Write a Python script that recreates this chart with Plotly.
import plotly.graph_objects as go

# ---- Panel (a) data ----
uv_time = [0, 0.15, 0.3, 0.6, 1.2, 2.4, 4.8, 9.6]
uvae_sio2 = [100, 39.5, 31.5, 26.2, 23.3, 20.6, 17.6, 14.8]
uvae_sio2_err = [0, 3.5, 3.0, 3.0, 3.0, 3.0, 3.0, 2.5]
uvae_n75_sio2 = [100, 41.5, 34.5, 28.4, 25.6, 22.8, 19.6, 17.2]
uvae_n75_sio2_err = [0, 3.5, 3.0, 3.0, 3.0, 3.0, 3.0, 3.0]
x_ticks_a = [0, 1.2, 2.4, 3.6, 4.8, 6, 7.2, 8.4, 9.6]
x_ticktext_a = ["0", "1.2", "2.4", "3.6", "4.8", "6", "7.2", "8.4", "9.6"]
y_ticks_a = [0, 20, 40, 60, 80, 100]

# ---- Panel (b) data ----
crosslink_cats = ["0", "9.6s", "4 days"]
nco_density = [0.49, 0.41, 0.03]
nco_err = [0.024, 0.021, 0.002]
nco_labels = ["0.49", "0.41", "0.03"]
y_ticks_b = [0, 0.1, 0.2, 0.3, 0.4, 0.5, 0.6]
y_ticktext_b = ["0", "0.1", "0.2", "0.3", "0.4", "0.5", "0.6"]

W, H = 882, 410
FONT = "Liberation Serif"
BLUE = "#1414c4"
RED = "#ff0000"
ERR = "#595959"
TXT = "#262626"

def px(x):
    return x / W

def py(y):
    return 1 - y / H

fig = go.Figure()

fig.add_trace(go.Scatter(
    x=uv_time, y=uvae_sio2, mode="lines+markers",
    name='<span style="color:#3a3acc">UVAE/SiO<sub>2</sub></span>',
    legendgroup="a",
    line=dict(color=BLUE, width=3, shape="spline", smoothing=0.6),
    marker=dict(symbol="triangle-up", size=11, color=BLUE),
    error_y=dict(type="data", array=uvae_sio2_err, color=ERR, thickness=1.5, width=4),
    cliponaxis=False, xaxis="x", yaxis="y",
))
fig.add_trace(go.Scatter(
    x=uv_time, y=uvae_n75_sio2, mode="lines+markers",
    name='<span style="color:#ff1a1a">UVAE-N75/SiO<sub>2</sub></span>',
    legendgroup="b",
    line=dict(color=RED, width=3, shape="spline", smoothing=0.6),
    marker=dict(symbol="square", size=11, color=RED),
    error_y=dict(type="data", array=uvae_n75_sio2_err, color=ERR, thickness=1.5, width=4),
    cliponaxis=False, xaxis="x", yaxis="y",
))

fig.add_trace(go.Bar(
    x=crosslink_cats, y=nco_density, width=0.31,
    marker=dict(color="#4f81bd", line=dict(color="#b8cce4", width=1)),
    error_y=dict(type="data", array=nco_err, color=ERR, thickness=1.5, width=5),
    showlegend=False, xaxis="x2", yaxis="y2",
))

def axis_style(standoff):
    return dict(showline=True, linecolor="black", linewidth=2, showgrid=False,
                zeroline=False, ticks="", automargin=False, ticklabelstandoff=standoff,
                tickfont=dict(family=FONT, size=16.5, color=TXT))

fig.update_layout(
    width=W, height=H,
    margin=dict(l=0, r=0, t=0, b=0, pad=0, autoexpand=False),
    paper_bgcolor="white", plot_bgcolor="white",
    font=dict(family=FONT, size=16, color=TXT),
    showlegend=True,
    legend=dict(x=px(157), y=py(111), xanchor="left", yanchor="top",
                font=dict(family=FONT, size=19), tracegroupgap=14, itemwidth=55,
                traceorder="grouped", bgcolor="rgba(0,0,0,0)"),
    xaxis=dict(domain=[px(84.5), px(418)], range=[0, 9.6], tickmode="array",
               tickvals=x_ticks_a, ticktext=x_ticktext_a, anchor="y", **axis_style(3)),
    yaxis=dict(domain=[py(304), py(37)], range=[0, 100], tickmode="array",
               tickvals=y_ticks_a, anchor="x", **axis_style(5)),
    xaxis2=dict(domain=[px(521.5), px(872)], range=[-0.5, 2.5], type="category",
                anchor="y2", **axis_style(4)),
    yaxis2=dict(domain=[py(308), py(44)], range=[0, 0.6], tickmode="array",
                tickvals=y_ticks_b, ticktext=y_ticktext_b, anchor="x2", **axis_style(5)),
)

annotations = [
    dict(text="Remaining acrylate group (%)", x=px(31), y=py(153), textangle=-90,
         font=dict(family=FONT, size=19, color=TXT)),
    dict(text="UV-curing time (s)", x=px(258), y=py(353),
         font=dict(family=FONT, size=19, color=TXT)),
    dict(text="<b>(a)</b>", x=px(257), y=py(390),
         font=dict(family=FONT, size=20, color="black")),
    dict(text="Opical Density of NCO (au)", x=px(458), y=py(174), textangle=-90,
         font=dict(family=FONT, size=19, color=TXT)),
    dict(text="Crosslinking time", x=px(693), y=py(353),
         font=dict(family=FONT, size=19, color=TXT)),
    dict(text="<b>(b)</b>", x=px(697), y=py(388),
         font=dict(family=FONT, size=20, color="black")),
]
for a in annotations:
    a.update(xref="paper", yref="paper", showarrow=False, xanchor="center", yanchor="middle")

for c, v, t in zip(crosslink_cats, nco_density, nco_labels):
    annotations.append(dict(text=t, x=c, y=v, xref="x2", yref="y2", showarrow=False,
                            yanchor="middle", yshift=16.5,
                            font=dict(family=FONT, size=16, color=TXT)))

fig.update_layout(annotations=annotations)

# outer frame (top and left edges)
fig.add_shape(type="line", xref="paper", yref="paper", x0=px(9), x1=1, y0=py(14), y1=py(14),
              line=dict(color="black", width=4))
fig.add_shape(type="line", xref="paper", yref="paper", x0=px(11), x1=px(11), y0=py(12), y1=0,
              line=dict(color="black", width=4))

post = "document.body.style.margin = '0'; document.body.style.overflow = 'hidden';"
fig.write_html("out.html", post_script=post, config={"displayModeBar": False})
|---|
Return exactly the lines from the beginning of the data above through the one containing "return 1 - y / H", please. Include both end lines and add nothing else.

Write a Python script that recreates this chart with Plotly.
import plotly.graph_objects as go

# ---- Panel (a) data ----
uv_time = [0, 0.15, 0.3, 0.6, 1.2, 2.4, 4.8, 9.6]
uvae_sio2 = [100, 39.5, 31.5, 26.2, 23.3, 20.6, 17.6, 14.8]
uvae_sio2_err = [0, 3.5, 3.0, 3.0, 3.0, 3.0, 3.0, 2.5]
uvae_n75_sio2 = [100, 41.5, 34.5, 28.4, 25.6, 22.8, 19.6, 17.2]
uvae_n75_sio2_err = [0, 3.5, 3.0, 3.0, 3.0, 3.0, 3.0, 3.0]
x_ticks_a = [0, 1.2, 2.4, 3.6, 4.8, 6, 7.2, 8.4, 9.6]
x_ticktext_a = ["0", "1.2", "2.4", "3.6", "4.8", "6", "7.2", "8.4", "9.6"]
y_ticks_a = [0, 20, 40, 60, 80, 100]

# ---- Panel (b) data ----
crosslink_cats = ["0", "9.6s", "4 days"]
nco_density = [0.49, 0.41, 0.03]
nco_err = [0.024, 0.021, 0.002]
nco_labels = ["0.49", "0.41", "0.03"]
y_ticks_b = [0, 0.1, 0.2, 0.3, 0.4, 0.5, 0.6]
y_ticktext_b = ["0", "0.1", "0.2", "0.3", "0.4", "0.5", "0.6"]

W, H = 882, 410
FONT = "Liberation Serif"
BLUE = "#1414c4"
RED = "#ff0000"
ERR = "#595959"
TXT = "#262626"

def px(x):
    return x / W

def py(y):
    return 1 - y / H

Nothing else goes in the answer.